L’équipe de M. Bloomberg affirme qu’il a dépensé 275 millions $ US de sa fortune en publicités anti-Trump depuis le début de sa propre campagne. Et au-delà de la Floride, poursuit-on, il compte parmi les principaux bienfaiteurs du Parti démocrate.

Il a donné 500 000 $ US à Voto Latino pour aider à inscrire les électeurs latinos, 2 millions $ US au groupe Collective Future pour faire de même avec les électeurs noirs et 2 millions $ US à Swing Left, un groupe qui vise à faire élire des démocrates dans les districts en jeu.

Un groupe qu’il a financé et continue à financer, Everytown for Gun Safety, s’est engagé à dépenser 60 millions $ US pendant la campagne, et M. Bloomberg a promis 60 millions $ US de plus pour aider les démocrates qui briguent un siège à la Chambre des représentants. Il a déjà versé 11,4 millions $ US à un groupe qui aide ces mêmes candidats démocrates.

M. Bloomberg a aussi investi 35 millions $ US dans Hawkfish, qu’il a crée pour combattre la gigantesque organisation numérique de M. Trump. Hawkfish collabore avec les démocrates pour les aider à cibler leurs opérations.

Et si M. Bloomberg n’a encore rien annoncé pour aider les démocrates à être élus au Sénat, M. Nutter rappelle que la campagne n’est pas terminée et qu’on continue à examiner les données.

«Il y a plusieurs choses qui sont à l’étude en ce moment», a-t-il dit.

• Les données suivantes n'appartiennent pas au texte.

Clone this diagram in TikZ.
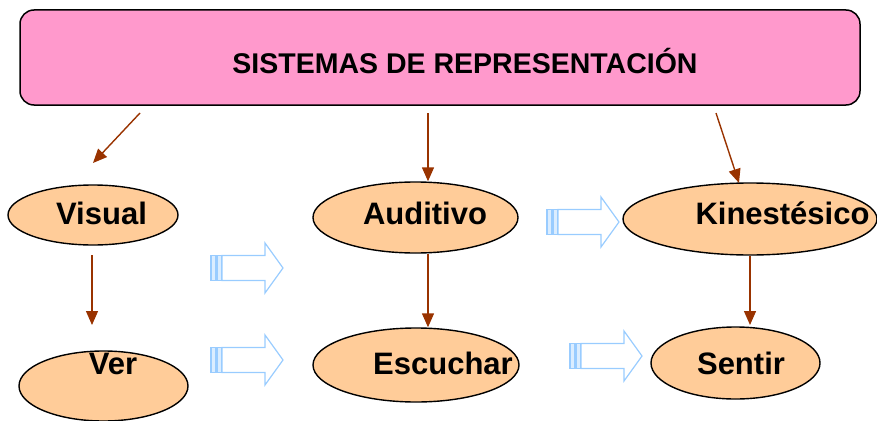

Les conseillers de M. Bloomberg disent qu’ils sont encore à peaufiner comment l’argent sera dépensé en Floride. Une bonne partie sera consacrée aux publicités télévisuelles et en ligne, ainsi qu’aux efforts pour s’assurer que les Latinos iront voter. On aidera aussi les groupes qui disposent déjà d’une infrastructure et Hawkfish contribuera à plusieurs décisions, notamment concernant l’éducation des électeurs au sujet du vote postal.

Cet investissement aidera également M. Biden à affronter des problèmes inattendus en Floride. Plusieurs estiment que le candidat démocrate — qui a visité l’État mardi, pour la première fois depuis sa nomination — n’a pas été suffisamment proactif pour mobiliser les électeurs latinos, notamment.

«La course est plus serrée, a admis Manny Diaz, l’ancien maire de Miami qui conseille le nouvel effort de M. Bloomberg en Floride. On constate un resserrement parce qu’il y a un vacuum en ce moment. Et ce sera important de remplir ce vacuum au cours des 50 ou 60 prochains jours.»

Et si les démocrates hésitent à cogner aux portes en raison de la pandémie, une partie de l’argent finira par rejoindre des groupes qui, eux, passent de maison en maison.

«Les gens aiment voir qu’il y a de l’engouement, a dit M. Diaz. À partir d’un certain moment, la télévision ne devient que du bruit.»